● **EXERCISE**
Repeat the material exactly, leaving nothing out.
--- begin ---
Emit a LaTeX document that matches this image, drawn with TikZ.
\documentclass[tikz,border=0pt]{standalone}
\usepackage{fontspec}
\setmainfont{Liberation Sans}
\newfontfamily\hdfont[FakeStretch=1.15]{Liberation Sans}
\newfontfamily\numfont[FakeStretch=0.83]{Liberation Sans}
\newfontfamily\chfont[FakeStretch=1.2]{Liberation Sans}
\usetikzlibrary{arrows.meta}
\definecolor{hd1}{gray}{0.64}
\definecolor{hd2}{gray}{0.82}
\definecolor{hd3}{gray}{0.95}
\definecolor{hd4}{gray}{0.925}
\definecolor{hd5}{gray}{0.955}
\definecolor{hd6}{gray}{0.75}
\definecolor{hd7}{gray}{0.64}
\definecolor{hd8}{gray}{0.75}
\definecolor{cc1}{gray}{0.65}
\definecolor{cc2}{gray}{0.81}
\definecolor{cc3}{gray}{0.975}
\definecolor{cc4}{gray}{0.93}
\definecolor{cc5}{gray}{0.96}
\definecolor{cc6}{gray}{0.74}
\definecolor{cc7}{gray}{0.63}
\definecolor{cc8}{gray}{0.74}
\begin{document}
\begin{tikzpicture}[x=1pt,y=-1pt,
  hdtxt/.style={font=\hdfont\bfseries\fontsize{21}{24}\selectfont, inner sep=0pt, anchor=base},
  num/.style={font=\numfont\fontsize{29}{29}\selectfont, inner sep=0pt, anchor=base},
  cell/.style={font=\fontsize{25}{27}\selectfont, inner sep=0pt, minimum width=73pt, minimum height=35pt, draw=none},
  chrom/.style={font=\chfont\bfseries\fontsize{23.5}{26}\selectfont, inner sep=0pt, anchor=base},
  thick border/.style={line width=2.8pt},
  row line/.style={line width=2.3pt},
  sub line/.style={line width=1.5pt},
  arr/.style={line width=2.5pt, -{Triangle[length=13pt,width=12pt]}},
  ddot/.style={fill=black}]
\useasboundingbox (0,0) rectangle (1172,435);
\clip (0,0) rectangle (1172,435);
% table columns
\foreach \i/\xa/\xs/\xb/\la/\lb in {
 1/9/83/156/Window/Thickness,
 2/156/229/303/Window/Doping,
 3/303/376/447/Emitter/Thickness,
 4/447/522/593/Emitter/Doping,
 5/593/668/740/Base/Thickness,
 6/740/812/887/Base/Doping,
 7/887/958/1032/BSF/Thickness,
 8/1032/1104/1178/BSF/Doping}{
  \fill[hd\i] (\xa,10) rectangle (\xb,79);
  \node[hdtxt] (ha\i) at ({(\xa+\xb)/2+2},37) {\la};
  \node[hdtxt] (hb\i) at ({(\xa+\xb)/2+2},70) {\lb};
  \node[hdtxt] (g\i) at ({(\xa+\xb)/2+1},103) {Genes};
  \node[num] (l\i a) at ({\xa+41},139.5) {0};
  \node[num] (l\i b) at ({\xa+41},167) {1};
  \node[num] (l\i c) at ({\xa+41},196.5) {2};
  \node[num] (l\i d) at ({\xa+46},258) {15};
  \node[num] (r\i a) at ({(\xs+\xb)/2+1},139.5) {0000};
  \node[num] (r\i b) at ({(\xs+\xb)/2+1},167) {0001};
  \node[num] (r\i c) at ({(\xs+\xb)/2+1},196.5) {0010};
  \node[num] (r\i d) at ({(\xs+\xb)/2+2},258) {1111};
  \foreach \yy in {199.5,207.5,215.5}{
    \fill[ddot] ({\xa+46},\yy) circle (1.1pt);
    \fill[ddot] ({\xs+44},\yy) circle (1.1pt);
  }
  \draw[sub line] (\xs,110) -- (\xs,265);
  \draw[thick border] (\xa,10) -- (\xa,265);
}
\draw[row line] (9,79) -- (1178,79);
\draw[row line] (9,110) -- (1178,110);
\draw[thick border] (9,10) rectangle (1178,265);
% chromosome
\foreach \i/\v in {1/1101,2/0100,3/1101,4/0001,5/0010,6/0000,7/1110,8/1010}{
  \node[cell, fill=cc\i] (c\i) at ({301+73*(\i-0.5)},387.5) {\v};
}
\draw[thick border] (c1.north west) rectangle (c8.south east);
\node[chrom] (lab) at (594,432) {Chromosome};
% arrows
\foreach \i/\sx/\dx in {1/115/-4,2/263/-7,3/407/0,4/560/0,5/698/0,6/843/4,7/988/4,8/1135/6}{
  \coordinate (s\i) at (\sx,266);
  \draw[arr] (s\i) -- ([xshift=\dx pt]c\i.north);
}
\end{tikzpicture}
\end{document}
--- end ---
● **RESULT OF THE TASK**
Emit a LaTeX document that matches this image, drawn with TikZ.
\documentclass[tikz,border=0pt]{standalone}
\usepackage{fontspec}
\setmainfont{Liberation Sans}
\newfontfamily\hdfont[FakeStretch=1.15]{Liberation Sans}
\newfontfamily\numfont[FakeStretch=0.83]{Liberation Sans}
\newfontfamily\chfont[FakeStretch=1.2]{Liberation Sans}
\usetikzlibrary{arrows.meta}
\definecolor{hd1}{gray}{0.64}
\definecolor{hd2}{gray}{0.82}
\definecolor{hd3}{gray}{0.95}
\definecolor{hd4}{gray}{0.925}
\definecolor{hd5}{gray}{0.955}
\definecolor{hd6}{gray}{0.75}
\definecolor{hd7}{gray}{0.64}
\definecolor{hd8}{gray}{0.75}
\definecolor{cc1}{gray}{0.65}
\definecolor{cc2}{gray}{0.81}
\definecolor{cc3}{gray}{0.975}
\definecolor{cc4}{gray}{0.93}
\definecolor{cc5}{gray}{0.96}
\definecolor{cc6}{gray}{0.74}
\definecolor{cc7}{gray}{0.63}
\definecolor{cc8}{gray}{0.74}
\begin{document}
\begin{tikzpicture}[x=1pt,y=-1pt,
  hdtxt/.style={font=\hdfont\bfseries\fontsize{21}{24}\selectfont, inner sep=0pt, anchor=base},
  num/.style={font=\numfont\fontsize{29}{29}\selectfont, inner sep=0pt, anchor=base},
  cell/.style={font=\fontsize{25}{27}\selectfont, inner sep=0pt, minimum width=73pt, minimum height=35pt, draw=none},
  chrom/.style={font=\chfont\bfseries\fontsize{23.5}{26}\selectfont, inner sep=0pt, anchor=base},
  thick border/.style={line width=2.8pt},
  row line/.style={line width=2.3pt},
  sub line/.style={line width=1.5pt},
  arr/.style={line width=2.5pt, -{Triangle[length=13pt,width=12pt]}},
  ddot/.style={fill=black}]
\useasboundingbox (0,0) rectangle (1172,435);
\clip (0,0) rectangle (1172,435);
% table columns
\foreach \i/\xa/\xs/\xb/\la/\lb in {
 1/9/83/156/Window/Thickness,
 2/156/229/303/Window/Doping,
 3/303/376/447/Emitter/Thickness,
 4/447/522/593/Emitter/Doping,
 5/593/668/740/Base/Thickness,
 6/740/812/887/Base/Doping,
 7/887/958/1032/BSF/Thickness,
 8/1032/1104/1178/BSF/Doping}{
  \fill[hd\i] (\xa,10) rectangle (\xb,79);
  \node[hdtxt] (ha\i) at ({(\xa+\xb)/2+2},37) {\la};
  \node[hdtxt] (hb\i) at ({(\xa+\xb)/2+2},70) {\lb};
  \node[hdtxt] (g\i) at ({(\xa+\xb)/2+1},103) {Genes};
  \node[num] (l\i a) at ({\xa+41},139.5) {0};
  \node[num] (l\i b) at ({\xa+41},167) {1};
  \node[num] (l\i c) at ({\xa+41},196.5) {2};
  \node[num] (l\i d) at ({\xa+46},258) {15};
  \node[num] (r\i a) at ({(\xs+\xb)/2+1},139.5) {0000};
  \node[num] (r\i b) at ({(\xs+\xb)/2+1},167) {0001};
  \node[num] (r\i c) at ({(\xs+\xb)/2+1},196.5) {0010};
  \node[num] (r\i d) at ({(\xs+\xb)/2+2},258) {1111};
  \foreach \yy in {199.5,207.5,215.5}{
    \fill[ddot] ({\xa+46},\yy) circle (1.1pt);
    \fill[ddot] ({\xs+44},\yy) circle (1.1pt);
  }
  \draw[sub line] (\xs,110) -- (\xs,265);
  \draw[thick border] (\xa,10) -- (\xa,265);
}
\draw[row line] (9,79) -- (1178,79);
\draw[row line] (9,110) -- (1178,110);
\draw[thick border] (9,10) rectangle (1178,265);
% chromosome
\foreach \i/\v in {1/1101,2/0100,3/1101,4/0001,5/0010,6/0000,7/1110,8/1010}{
  \node[cell, fill=cc\i] (c\i) at ({301+73*(\i-0.5)},387.5) {\v};
}
\draw[thick border] (c1.north west) rectangle (c8.south east);
\node[chrom] (lab) at (594,432) {Chromosome};
% arrows
\foreach \i/\sx/\dx in {1/115/-4,2/263/-7,3/407/0,4/560/0,5/698/0,6/843/4,7/988/4,8/1135/6}{
  \coordinate (s\i) at (\sx,266);
  \draw[arr] (s\i) -- ([xshift=\dx pt]c\i.north);
}
\end{tikzpicture}
\end{document}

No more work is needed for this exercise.